What’s the point? Well, I’ve only recently found my true calling as a writer and though I was upset I hadn’t discovered it earlier, all those years working in theater and film, I guess it’s irrelevant to feel cheated out of something if we are only going to be truly happy and fulfilled when we hit our 70’s.
See this age obsession, I admittedly had, sort of came from the massive media influence I grew up under in the States. I grew up during the prosperous Clinton era where everything seemed possible, watching the Mickey Mouse Club and “Ferris Bueller’s Day Off” and hearing about 16 year-old turned pop queens/kings overnight. We were all made to believe that we had to be rich, famous or get away with it by the age of 30 or it was all downhill from there; that we would attain if we worked hard enough, were special enough, preferably skinny and pretty enough or if we were discovered. The older I got, the younger the rich and famous became, and I never got discovered, no knocks on doors no phone calls, so the more frustrated I became. During college, I consumed most of my creative energy into reading bios of young actors, directors and writers to understand the formula to success. Needless to say, I have come to terms with the fact that there is no formula.
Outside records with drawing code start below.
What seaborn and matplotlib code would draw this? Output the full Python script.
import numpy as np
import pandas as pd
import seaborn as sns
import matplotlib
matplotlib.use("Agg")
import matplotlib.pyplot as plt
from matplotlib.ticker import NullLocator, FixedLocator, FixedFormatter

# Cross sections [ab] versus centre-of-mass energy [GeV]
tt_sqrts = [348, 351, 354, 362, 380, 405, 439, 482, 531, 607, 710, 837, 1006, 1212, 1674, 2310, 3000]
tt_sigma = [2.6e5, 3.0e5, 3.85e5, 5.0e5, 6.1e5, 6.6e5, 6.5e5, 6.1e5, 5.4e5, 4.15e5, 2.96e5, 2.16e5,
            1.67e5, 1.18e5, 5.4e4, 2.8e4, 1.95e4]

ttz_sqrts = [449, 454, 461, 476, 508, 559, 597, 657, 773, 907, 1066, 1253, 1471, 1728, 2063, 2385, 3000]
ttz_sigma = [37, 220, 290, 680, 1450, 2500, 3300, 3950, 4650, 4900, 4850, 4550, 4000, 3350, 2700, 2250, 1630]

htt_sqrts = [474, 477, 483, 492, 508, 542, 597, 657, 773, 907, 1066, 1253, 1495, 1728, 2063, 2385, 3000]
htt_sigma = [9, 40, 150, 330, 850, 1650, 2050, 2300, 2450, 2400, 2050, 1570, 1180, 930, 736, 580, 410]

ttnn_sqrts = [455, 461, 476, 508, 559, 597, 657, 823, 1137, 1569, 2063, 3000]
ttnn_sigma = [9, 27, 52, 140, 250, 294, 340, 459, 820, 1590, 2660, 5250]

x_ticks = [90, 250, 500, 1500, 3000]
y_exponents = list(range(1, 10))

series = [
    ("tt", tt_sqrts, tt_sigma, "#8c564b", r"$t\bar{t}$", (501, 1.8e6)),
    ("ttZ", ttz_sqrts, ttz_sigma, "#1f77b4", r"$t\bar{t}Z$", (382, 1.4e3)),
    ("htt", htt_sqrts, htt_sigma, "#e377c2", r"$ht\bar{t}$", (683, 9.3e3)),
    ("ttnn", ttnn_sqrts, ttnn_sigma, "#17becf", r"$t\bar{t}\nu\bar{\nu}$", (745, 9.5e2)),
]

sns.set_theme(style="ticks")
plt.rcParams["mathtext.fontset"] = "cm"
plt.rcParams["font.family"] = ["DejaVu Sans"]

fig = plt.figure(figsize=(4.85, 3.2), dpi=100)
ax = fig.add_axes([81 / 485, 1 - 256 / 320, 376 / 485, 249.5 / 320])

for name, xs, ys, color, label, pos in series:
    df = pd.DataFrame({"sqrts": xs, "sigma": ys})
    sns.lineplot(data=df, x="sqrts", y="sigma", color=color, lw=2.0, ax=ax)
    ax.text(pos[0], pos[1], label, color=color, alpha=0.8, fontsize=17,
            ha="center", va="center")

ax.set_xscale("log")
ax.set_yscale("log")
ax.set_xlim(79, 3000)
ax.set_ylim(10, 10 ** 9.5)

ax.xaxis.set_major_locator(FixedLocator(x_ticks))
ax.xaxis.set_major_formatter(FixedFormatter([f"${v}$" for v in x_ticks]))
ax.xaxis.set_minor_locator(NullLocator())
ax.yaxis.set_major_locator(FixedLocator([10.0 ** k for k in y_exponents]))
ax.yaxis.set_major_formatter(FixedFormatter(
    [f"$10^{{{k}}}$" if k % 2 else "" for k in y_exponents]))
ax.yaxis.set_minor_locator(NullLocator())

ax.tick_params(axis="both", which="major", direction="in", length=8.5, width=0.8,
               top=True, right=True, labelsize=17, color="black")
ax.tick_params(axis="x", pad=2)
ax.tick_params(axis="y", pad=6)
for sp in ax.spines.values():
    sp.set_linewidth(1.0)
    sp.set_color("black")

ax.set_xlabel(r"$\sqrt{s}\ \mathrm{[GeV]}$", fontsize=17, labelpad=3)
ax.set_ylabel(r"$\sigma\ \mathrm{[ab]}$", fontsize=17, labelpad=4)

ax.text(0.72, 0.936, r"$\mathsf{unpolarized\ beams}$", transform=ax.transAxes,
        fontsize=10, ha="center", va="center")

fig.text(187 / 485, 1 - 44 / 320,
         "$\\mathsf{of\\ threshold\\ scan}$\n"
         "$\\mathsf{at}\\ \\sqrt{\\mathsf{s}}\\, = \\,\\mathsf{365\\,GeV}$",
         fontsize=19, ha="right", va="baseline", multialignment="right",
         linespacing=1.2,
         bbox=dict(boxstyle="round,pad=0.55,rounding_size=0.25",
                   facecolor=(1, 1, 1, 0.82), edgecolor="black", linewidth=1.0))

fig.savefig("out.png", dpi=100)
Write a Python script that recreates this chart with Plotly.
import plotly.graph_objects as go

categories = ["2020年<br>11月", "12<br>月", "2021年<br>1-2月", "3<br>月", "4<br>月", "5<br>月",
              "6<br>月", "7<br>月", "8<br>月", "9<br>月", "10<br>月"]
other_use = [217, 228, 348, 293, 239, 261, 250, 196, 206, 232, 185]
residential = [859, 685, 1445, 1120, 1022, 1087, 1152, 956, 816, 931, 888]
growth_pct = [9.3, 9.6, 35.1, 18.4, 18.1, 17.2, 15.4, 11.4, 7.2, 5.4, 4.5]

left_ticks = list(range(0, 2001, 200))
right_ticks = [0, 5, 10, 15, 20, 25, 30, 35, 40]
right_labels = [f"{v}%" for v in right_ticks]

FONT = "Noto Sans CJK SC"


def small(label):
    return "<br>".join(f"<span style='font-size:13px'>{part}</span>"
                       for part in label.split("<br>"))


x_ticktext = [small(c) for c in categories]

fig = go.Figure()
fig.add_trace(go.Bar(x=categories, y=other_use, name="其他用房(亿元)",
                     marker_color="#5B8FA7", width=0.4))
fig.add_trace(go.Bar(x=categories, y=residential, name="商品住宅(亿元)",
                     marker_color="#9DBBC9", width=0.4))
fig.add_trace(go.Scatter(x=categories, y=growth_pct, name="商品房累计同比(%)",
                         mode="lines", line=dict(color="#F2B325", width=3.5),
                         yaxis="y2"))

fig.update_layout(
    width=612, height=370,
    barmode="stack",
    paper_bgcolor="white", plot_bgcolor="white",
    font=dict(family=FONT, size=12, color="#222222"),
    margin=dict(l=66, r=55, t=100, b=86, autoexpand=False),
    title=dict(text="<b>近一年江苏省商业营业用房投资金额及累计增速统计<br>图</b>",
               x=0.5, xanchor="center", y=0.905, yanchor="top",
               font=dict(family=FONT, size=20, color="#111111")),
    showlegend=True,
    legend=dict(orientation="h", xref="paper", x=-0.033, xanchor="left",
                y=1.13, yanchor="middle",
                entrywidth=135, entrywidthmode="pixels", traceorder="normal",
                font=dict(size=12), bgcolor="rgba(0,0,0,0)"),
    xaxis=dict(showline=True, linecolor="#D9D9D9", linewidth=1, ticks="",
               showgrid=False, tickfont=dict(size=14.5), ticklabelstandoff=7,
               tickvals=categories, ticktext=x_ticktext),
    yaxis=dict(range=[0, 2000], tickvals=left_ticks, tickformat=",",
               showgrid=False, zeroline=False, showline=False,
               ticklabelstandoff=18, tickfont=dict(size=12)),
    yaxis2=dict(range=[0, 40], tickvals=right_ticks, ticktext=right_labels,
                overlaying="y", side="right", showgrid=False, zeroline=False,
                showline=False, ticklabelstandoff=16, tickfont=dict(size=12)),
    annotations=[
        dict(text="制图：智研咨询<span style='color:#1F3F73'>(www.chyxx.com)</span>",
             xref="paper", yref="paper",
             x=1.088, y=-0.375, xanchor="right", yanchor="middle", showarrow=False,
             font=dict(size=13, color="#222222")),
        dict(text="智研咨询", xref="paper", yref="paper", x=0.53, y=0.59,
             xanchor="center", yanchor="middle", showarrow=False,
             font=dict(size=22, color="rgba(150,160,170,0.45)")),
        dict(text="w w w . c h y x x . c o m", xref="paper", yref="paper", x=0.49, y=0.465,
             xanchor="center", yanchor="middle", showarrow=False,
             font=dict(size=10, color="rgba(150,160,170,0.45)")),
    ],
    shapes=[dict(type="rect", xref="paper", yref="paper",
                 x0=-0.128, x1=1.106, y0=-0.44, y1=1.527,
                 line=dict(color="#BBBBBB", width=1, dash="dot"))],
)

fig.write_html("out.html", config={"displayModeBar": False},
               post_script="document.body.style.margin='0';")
And here I am hitting my 30’s completely unknown, still paying off my student loan and making ends meet, with the difference that I’m finally at the beginning.
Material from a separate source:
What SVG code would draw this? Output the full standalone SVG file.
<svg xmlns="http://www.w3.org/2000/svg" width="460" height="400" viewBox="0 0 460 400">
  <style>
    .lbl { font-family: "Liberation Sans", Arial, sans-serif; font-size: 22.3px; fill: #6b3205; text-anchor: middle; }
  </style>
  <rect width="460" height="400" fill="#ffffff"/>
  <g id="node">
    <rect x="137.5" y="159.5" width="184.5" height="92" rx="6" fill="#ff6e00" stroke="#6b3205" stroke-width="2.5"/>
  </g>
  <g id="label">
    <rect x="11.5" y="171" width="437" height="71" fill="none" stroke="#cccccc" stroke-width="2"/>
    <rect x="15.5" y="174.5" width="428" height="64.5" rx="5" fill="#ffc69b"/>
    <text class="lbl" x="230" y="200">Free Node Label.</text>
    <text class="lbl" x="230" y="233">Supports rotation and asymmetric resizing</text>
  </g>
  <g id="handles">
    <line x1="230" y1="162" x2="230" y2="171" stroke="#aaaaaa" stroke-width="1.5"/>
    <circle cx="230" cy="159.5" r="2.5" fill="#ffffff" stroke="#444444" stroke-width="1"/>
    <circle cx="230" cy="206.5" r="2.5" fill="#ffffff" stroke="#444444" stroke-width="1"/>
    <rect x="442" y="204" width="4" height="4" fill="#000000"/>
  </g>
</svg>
I am soothed by the fact that a filmmaker whose body of work I really enjoy and whose work ethics I look up to, has only recently seem to have found inner peace. So I raise my invisible glass and toast with nobody in particular to the power of good art. I have now put all of my creative energy into consuming and producing good art and learning how to enjoy the process. If now is my beginning than I’m looking at 40 more productive years, at least.
I have left the stalking bios on imdb.com phase behind me. Also, I hope I’m not the one who breaks it to you, but there is no such thing as “being discovered” (you work pretty damn hard at it) and I believe that age is but a number we have created so that the IRS can keep track of our existence.